Editor's Note: Why Court?
On the front page of the last issue, The Review reprinted a letter sent by our attorney to the administration of Stanford. Our lawyer, Rob Corry, stipulated that the University’s current policy on door-to-door distribution violates the first amendment rights of students. He asked for the University to change the policy, negotiate, or face legal consequences. Without compliance by Stanford, the possibility of taking this case to court is very real. Accordingly, I think it is necessary for me to explain why The Review plans to litigate against its own University, if need be.
The delivery of Corry’s letter represents the culmination of much effort from within The Review to get our ideas to the student body. It all started after students passed an advisory referendum on the issue in last year’s election. The success of the referendum demonstrated that most students desire door-to-door distribution. Although the issue of door-to-door distribution had been important for The Review before the referendum, the student support provided enough extra motivation to take action.
Indeed, action was taken. Several editorials and news stories were written on the subject. The Foundation for Individual Rights in Education (FIRE) was contacted, and strategy meetings were convened. Meanwhile, the Associated Students of Stanford University (ASSU) Senate passed a bill calling for a change in the policy and met with Resident Fellows (RFs, the faculty members living in dormitories) and asked them to put their door-to-door policy up for vote among their residents. Few RFs responded, and the policy remained the same. Many individual RFs continued to arbitrarily prohibit door-to-door distribution of publications in their dormitories.

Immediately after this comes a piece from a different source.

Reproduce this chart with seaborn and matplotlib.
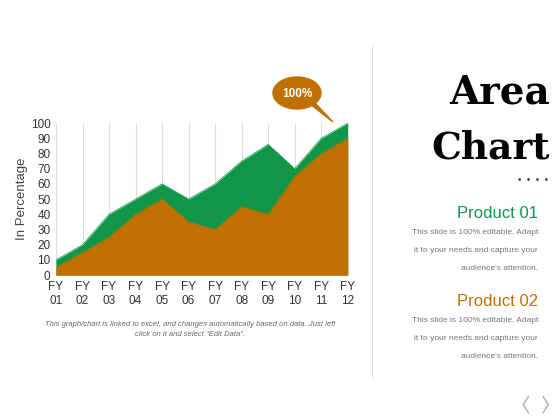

At that state, The Review began investigating more ambitious solutions. Research had shown that similar publications had countered similar policies by simply ignoring them. The choice was made, by a commission from within The Review, to distribute issue 5 of the last volume door-to-door, despite the policy. We considered the distribution an act of “civil disobedience.” Several residence staffs objected to our protest and reported our actions to Residential Education (ResEd). A complaint was filed, and we are still weathering the Organization Conduct Board process that resulted. Sanctions will likely result.
Things then became serious. We were indicted by the University for violating, along with the door-to-door policy, the Fundamental Standard. Meanwhile, several other circulars, including campaign literature for Lyndon LaRouche, continued to distribute door-to-door without consequence. We saw the University’s subjective enforcement of the policy as a clear case of censorship. We contacted attorney Rob Corry, who successfully litigated against Stanford in 1994 over an interpretation of the Fundamental Standard that placed restrictions on speech. Corry recognized that we had a good case, and we began discussing how to proceed.
Meanwhile, members of The Review contacted Director or Residential Education Jane Camarillo. We were saddened and surprised that Camarillo refused to meet with us, as she is the person in charge of establishing ResEd policies—such as door-to-door distribution. We instead met with one of the Assistant Directors, Josh Schiller. Unfortunately, Schiller did not have authority over the policy, and could only communicate our concerns to Camarillo. A dialogue could not be established.
As we saw it, we were left with no choice but to use the “legal option.” The administrator in-charge of the distribution policy would not communicate with us. Many RFs refused to put their policies up for vote, and The Review was facing possible sanctions. To give the University a chance to avoid going to court over this issue, we sent a letter to President Hennessy, Vice Provost of Student Affairs Greg Boardman, and the University General Counsel to rescind the current policy or consider a compromise. As Corry aptly stated in his letter, “this letter is Stanford’s chance to avoid once again being on the wrong side of free speech.” We are still waiting for a response from the University.
So what separates our case from those litigated by John Edwards and similar trial lawyers? Unlike such cases, we are not exploiting the judicial system for personal gain. We are not suing for damages. We will not, by the nature of our case, gain wealth by suing Stanford. We are fighting for the protection of our most fundamental rights—not for a violation of some abstract provision.
Our cause, ultimately, is for the sake of the University, not The Review. We believe an open door-to-door distribution policy is necessary for the preservation of an intellectual dialogue on-campus. A legal battle could last years—well beyond the tenure of many Review staff members. We want to change the policy for the benefit of future Stanford students. We envision a Stanford, sometime in the future, where students can freely disseminate their hard work and creative ideas to their peers. Let’s hope that we can realize this dream sooner than later.
I anxiously await Stanford’s response to Corry’s letter. I sincerely hope that the University decides to save its resources by avoiding a costly legal battle and recognizing and respecting the needs and desires of its students.